Exercise instructions
Up to and including the line that contains "(45,224) rectangle (429,568);", repeat each line of the data exactly, starting from the first.

Stored data
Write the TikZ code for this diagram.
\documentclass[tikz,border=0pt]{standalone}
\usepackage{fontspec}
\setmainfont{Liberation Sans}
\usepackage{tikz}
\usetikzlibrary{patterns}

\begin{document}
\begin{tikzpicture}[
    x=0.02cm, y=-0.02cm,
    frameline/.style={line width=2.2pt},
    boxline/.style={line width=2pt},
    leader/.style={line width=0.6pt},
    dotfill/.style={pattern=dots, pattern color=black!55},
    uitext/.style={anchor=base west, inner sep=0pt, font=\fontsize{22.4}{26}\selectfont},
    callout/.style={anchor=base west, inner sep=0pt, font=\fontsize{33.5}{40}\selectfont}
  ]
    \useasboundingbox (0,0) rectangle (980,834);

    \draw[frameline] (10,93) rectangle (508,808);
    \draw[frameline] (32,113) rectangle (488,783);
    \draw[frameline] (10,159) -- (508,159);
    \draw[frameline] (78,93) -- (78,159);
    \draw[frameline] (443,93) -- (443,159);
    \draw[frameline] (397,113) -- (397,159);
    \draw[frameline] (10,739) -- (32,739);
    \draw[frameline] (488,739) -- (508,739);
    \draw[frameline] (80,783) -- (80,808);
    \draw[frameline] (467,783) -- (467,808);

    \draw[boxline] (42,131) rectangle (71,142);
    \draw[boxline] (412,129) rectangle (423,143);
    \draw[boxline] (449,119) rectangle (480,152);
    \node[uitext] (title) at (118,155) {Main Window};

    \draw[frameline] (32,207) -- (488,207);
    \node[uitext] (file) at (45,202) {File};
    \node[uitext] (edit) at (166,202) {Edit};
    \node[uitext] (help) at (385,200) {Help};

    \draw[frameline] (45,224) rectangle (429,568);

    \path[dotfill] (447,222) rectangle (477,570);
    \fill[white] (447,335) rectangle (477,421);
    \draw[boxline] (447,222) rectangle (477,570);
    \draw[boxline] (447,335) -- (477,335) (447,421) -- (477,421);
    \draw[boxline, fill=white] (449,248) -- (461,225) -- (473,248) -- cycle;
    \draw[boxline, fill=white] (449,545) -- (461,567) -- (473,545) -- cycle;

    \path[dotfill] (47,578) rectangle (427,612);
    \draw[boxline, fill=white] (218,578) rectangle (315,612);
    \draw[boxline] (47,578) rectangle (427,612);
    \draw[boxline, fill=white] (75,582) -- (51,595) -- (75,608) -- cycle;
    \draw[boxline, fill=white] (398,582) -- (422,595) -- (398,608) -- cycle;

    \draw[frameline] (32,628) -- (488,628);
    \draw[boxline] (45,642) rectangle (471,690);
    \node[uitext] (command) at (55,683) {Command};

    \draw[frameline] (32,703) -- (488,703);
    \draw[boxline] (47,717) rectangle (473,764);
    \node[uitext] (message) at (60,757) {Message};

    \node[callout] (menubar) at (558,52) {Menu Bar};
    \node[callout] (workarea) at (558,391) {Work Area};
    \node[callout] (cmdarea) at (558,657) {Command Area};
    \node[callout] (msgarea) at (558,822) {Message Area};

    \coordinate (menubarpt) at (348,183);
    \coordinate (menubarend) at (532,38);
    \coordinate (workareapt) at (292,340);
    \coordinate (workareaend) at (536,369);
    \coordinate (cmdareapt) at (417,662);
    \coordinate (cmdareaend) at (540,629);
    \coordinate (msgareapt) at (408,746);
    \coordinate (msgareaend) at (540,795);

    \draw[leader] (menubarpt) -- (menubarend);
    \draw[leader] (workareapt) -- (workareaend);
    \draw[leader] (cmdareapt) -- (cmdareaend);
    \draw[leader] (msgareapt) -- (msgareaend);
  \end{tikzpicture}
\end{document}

Written answer
Write the TikZ code for this diagram.
\documentclass[tikz,border=0pt]{standalone}
\usepackage{fontspec}
\setmainfont{Liberation Sans}
\usepackage{tikz}
\usetikzlibrary{patterns}

\begin{document}
\begin{tikzpicture}[
    x=0.02cm, y=-0.02cm,
    frameline/.style={line width=2.2pt},
    boxline/.style={line width=2pt},
    leader/.style={line width=0.6pt},
    dotfill/.style={pattern=dots, pattern color=black!55},
    uitext/.style={anchor=base west, inner sep=0pt, font=\fontsize{22.4}{26}\selectfont},
    callout/.style={anchor=base west, inner sep=0pt, font=\fontsize{33.5}{40}\selectfont}
  ]
    \useasboundingbox (0,0) rectangle (980,834);

    \draw[frameline] (10,93) rectangle (508,808);
    \draw[frameline] (32,113) rectangle (488,783);
    \draw[frameline] (10,159) -- (508,159);
    \draw[frameline] (78,93) -- (78,159);
    \draw[frameline] (443,93) -- (443,159);
    \draw[frameline] (397,113) -- (397,159);
    \draw[frameline] (10,739) -- (32,739);
    \draw[frameline] (488,739) -- (508,739);
    \draw[frameline] (80,783) -- (80,808);
    \draw[frameline] (467,783) -- (467,808);

    \draw[boxline] (42,131) rectangle (71,142);
    \draw[boxline] (412,129) rectangle (423,143);
    \draw[boxline] (449,119) rectangle (480,152);
    \node[uitext] (title) at (118,155) {Main Window};

    \draw[frameline] (32,207) -- (488,207);
    \node[uitext] (file) at (45,202) {File};
    \node[uitext] (edit) at (166,202) {Edit};
    \node[uitext] (help) at (385,200) {Help};

    \draw[frameline] (45,224) rectangle (429,568);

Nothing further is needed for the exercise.